> **Written problem**
Do not copy the pictures; transcribe all other material exactly.

> **Collected data**
####################
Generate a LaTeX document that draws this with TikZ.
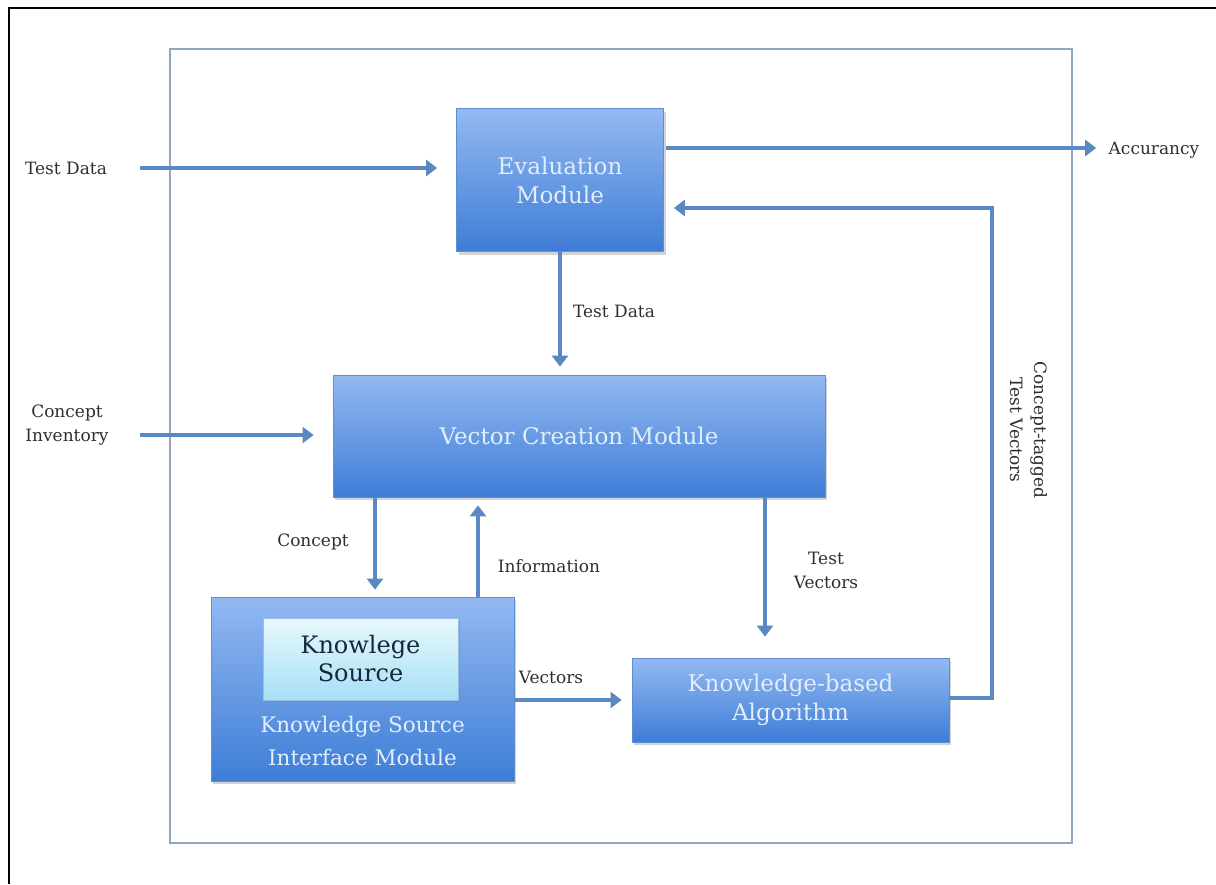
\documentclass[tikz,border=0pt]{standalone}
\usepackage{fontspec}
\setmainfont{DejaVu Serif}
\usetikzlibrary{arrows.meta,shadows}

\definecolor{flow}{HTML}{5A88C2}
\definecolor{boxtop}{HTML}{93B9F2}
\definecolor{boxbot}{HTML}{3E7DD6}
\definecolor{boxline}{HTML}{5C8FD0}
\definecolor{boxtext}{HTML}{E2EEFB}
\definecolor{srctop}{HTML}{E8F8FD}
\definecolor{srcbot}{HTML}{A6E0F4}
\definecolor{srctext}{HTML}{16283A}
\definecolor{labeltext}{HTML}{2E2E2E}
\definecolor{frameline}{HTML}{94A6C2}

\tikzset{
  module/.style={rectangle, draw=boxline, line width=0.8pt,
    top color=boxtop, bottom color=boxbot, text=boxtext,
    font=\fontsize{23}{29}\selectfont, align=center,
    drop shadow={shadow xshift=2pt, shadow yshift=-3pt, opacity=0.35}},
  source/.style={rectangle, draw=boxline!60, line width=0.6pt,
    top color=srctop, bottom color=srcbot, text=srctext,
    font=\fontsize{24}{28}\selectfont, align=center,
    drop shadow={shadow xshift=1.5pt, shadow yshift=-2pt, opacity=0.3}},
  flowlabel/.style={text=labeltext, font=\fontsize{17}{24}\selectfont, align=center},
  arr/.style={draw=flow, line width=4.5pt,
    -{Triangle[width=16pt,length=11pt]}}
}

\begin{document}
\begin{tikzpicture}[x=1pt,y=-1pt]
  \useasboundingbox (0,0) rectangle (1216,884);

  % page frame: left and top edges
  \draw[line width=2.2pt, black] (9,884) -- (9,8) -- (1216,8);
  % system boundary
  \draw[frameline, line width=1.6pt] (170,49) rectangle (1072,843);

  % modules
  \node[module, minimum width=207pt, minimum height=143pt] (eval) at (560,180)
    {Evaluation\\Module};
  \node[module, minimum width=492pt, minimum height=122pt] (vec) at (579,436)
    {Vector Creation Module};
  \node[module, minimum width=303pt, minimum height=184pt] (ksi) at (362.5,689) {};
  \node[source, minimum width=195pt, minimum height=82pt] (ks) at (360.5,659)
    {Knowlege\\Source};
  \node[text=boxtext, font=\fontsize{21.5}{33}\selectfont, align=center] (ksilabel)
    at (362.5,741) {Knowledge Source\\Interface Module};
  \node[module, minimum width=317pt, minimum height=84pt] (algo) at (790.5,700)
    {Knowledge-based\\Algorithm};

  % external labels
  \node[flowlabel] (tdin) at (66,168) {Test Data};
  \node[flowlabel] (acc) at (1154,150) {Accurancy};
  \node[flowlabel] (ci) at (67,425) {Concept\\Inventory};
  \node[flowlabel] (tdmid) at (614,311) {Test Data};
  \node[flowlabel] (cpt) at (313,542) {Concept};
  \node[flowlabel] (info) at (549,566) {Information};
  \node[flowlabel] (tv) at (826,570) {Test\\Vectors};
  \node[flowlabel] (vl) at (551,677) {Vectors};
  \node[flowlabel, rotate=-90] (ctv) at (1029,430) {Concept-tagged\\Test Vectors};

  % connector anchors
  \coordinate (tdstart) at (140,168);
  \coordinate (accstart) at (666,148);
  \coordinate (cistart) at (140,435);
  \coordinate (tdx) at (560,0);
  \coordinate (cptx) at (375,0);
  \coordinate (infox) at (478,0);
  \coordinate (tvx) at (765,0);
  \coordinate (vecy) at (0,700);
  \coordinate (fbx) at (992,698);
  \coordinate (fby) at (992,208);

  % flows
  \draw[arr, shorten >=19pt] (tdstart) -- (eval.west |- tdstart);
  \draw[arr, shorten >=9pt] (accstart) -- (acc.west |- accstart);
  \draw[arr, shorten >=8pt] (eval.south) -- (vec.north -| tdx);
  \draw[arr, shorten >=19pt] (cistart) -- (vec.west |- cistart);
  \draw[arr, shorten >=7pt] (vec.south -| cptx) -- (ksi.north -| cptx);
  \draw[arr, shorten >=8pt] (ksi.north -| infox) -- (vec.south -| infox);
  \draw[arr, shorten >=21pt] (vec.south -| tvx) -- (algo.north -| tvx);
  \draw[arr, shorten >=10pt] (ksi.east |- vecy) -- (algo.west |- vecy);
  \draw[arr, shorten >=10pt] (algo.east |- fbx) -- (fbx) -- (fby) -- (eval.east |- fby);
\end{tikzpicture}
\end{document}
####################
> **Exercise solution**
Generate a LaTeX document that draws this with TikZ.
\documentclass[tikz,border=0pt]{standalone}
\usepackage{fontspec}
\setmainfont{DejaVu Serif}
\usetikzlibrary{arrows.meta,shadows}

\definecolor{flow}{HTML}{5A88C2}
\definecolor{boxtop}{HTML}{93B9F2}
\definecolor{boxbot}{HTML}{3E7DD6}
\definecolor{boxline}{HTML}{5C8FD0}
\definecolor{boxtext}{HTML}{E2EEFB}
\definecolor{srctop}{HTML}{E8F8FD}
\definecolor{srcbot}{HTML}{A6E0F4}
\definecolor{srctext}{HTML}{16283A}
\definecolor{labeltext}{HTML}{2E2E2E}
\definecolor{frameline}{HTML}{94A6C2}

\tikzset{
  module/.style={rectangle, draw=boxline, line width=0.8pt,
    top color=boxtop, bottom color=boxbot, text=boxtext,
    font=\fontsize{23}{29}\selectfont, align=center,
    drop shadow={shadow xshift=2pt, shadow yshift=-3pt, opacity=0.35}},
  source/.style={rectangle, draw=boxline!60, line width=0.6pt,
    top color=srctop, bottom color=srcbot, text=srctext,
    font=\fontsize{24}{28}\selectfont, align=center,
    drop shadow={shadow xshift=1.5pt, shadow yshift=-2pt, opacity=0.3}},
  flowlabel/.style={text=labeltext, font=\fontsize{17}{24}\selectfont, align=center},
  arr/.style={draw=flow, line width=4.5pt,
    -{Triangle[width=16pt,length=11pt]}}
}

\begin{document}
\begin{tikzpicture}[x=1pt,y=-1pt]
  \useasboundingbox (0,0) rectangle (1216,884);

  % page frame: left and top edges
  \draw[line width=2.2pt, black] (9,884) -- (9,8) -- (1216,8);
  % system boundary
  \draw[frameline, line width=1.6pt] (170,49) rectangle (1072,843);

  % modules
  \node[module, minimum width=207pt, minimum height=143pt] (eval) at (560,180)
    {Evaluation\\Module};
  \node[module, minimum width=492pt, minimum height=122pt] (vec) at (579,436)
    {Vector Creation Module};
  \node[module, minimum width=303pt, minimum height=184pt] (ksi) at (362.5,689) {};
  \node[source, minimum width=195pt, minimum height=82pt] (ks) at (360.5,659)
    {Knowlege\\Source};
  \node[text=boxtext, font=\fontsize{21.5}{33}\selectfont, align=center] (ksilabel)
    at (362.5,741) {Knowledge Source\\Interface Module};
  \node[module, minimum width=317pt, minimum height=84pt] (algo) at (790.5,700)
    {Knowledge-based\\Algorithm};

  % external labels
  \node[flowlabel] (tdin) at (66,168) {Test Data};
  \node[flowlabel] (acc) at (1154,150) {Accurancy};
  \node[flowlabel] (ci) at (67,425) {Concept\\Inventory};
  \node[flowlabel] (tdmid) at (614,311) {Test Data};
  \node[flowlabel] (cpt) at (313,542) {Concept};
  \node[flowlabel] (info) at (549,566) {Information};
  \node[flowlabel] (tv) at (826,570) {Test\\Vectors};
  \node[flowlabel] (vl) at (551,677) {Vectors};
  \node[flowlabel, rotate=-90] (ctv) at (1029,430) {Concept-tagged\\Test Vectors};

  % connector anchors
  \coordinate (tdstart) at (140,168);
  \coordinate (accstart) at (666,148);
  \coordinate (cistart) at (140,435);
  \coordinate (tdx) at (560,0);
  \coordinate (cptx) at (375,0);
  \coordinate (infox) at (478,0);
  \coordinate (tvx) at (765,0);
  \coordinate (vecy) at (0,700);
  \coordinate (fbx) at (992,698);
  \coordinate (fby) at (992,208);

  % flows
  \draw[arr, shorten >=19pt] (tdstart) -- (eval.west |- tdstart);
  \draw[arr, shorten >=9pt] (accstart) -- (acc.west |- accstart);
  \draw[arr, shorten >=8pt] (eval.south) -- (vec.north -| tdx);
  \draw[arr, shorten >=19pt] (cistart) -- (vec.west |- cistart);
  \draw[arr, shorten >=7pt] (vec.south -| cptx) -- (ksi.north -| cptx);
  \draw[arr, shorten >=8pt] (ksi.north -| infox) -- (vec.south -| infox);
  \draw[arr, shorten >=21pt] (vec.south -| tvx) -- (algo.north -| tvx);
  \draw[arr, shorten >=10pt] (ksi.east |- vecy) -- (algo.west |- vecy);
  \draw[arr, shorten >=10pt] (algo.east |- fbx) -- (fbx) -- (fby) -- (eval.east |- fby);
\end{tikzpicture}
\end{document}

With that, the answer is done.